English: (The Depression) The Single Men's Une...
English: (The Depression) The Single Men’s Unemployed Association parading to Bathurst Street United Church. Toronto, Canada Français : (La Dépression) Membres de la Single Men’s Unemployed Association se dirigeant vers l’Église unie de la rue Bathurst. Toronto, Canada. (Photo credit: Wikipedia)

On October 29, 1929, Canada experienced one of its most depressing days in history: the great market crash! Black Tuesday.

Prices suddenly crashed on the world’s stock markets, and Canada was plunged into ten years of poverty. One year after the crash, a whopping 400,000 were unemployed, and many people who did have jobs were earning less than subsistence pay. Thousands looking for work travelled through the country by hiding in freight cars. Countless families forced to live almost at starvation level for several years, were held together only by courage, character, and much self-sacrifice of parents and children.

Many families who could not find work went “on relief.” Across the country this varied from place to place. For instance, in Toronto, Ontario, a family of seven received food vouchers worth $7 a week; in Saskatchewan, a family of five was given $10 a month, along with a 98-pound sack of flour. Scarce money was usually spent on potatoes and dried beans instead of fruits.

On the morning of October 29, people who were rich in terms of stocks and shares, suddenly found that they were broke and worthless by evening.

Conditions were so bad that hotel clerks would (jokingly) ask a man registering for a room, “Sleeping or jumping, sir?”
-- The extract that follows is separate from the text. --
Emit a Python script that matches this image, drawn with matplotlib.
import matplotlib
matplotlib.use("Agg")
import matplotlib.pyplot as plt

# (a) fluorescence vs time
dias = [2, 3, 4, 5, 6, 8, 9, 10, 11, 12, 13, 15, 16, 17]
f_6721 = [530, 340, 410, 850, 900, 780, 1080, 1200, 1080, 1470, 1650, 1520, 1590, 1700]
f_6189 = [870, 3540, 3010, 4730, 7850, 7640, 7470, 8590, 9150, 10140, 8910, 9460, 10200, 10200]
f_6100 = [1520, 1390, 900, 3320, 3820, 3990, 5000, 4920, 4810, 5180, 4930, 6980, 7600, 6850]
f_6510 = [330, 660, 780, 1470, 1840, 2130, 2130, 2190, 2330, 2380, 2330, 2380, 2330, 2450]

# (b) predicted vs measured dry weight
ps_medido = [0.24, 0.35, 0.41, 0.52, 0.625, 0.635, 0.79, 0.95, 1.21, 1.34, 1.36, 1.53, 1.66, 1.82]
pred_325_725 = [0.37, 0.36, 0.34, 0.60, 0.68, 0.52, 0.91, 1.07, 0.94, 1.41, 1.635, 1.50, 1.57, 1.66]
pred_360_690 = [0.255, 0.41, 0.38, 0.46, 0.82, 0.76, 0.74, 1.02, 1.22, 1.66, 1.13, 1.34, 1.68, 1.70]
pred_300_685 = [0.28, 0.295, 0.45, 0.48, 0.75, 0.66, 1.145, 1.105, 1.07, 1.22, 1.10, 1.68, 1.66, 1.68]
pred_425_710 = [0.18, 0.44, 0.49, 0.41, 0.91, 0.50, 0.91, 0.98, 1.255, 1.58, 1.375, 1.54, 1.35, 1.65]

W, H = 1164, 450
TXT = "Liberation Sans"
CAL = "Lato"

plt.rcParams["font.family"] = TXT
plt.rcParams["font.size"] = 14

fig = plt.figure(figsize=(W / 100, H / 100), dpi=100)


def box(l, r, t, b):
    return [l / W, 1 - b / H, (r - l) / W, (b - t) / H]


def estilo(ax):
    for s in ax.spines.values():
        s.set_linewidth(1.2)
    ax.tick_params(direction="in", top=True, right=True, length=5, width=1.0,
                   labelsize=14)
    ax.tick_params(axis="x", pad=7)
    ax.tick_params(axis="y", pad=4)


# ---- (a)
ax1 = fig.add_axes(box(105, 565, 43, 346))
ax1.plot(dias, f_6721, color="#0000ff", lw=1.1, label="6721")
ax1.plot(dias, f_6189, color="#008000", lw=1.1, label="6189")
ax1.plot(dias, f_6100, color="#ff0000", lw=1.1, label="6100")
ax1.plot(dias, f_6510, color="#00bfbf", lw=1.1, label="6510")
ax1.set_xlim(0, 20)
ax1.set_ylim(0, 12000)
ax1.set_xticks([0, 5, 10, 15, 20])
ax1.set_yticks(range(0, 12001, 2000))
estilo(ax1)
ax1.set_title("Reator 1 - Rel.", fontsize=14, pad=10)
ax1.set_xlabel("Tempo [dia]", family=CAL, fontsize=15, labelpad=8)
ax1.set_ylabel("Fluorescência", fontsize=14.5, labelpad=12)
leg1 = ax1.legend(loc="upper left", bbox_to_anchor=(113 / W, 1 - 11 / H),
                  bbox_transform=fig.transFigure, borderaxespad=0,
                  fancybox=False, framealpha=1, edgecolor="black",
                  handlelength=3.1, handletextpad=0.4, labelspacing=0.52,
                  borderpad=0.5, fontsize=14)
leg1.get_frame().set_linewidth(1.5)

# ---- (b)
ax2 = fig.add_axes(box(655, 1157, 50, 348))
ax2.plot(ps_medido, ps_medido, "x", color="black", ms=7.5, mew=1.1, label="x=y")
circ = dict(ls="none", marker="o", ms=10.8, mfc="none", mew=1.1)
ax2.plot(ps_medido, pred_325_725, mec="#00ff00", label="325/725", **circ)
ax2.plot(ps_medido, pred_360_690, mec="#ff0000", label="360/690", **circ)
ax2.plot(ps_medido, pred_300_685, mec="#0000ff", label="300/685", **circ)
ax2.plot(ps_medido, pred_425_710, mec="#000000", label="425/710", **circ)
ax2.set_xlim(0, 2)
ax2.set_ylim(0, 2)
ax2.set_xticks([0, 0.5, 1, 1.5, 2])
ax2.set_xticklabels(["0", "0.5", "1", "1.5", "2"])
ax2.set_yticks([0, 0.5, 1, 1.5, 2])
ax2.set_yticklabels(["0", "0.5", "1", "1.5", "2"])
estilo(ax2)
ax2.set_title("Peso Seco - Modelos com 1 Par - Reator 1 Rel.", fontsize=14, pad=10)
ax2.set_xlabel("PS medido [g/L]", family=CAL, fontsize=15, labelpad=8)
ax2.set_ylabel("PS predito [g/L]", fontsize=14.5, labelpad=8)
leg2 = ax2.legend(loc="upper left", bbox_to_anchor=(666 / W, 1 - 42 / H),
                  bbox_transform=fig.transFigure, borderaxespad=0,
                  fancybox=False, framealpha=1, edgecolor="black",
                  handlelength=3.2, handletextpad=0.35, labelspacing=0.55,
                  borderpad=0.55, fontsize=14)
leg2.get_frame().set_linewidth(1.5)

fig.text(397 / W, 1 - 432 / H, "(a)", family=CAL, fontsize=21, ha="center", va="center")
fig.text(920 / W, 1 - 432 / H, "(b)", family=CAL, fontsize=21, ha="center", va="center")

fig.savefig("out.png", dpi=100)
The economic conditions did not really begin to improve until 1937. And that was mostly due to the war in 1939, when factories and farms went into full productions, providing employment at better wages.

If you want to read more about the market crash, I can certainly suggest a few sites, such as Canada History, the Investigating Answers website, and the Torontoist, and the Financial Post, and finally the Visa Journey Forum.


      • I wish it were so but we’re now having to sell our flat and live heaven knows where or in what as our disability benefits have been cut by two-thirds! It is comforting, however, to read excellently written blog posts about something historically fascinating.


  1. Very interesting post. Funny that I had four grandparents live through the depression and none of them ever spoke of it. I wonder if it is was one of those things you just didn’t talk about; they would have ranged from age 14 to 24 at the time of the crash. Now you have given me something to really think about.


  2. A time in Canadian history that is so intriguing, yet dark and sad. Many families were split up, children were shipped to work on family farms, while their parents found odd jobs across Canada. Women who lost their husbands opened up boarding houses, and sewed just to make ends meet. It makes you appreciate our lives today!


  3. Black Tuesday became Black Monday in my lifetime. I remember the market fell and I was in Hawaii at the time. My investments never recovered and I also lost my job. I remember some people took their lives. Good post, Tk.


  4. The Great Depression lead to jobless and homeless men hitching rides on passing trains to get to other parts of the US to try to find work or just exist as best one could. Was there a similar movement of unemployed through Canada?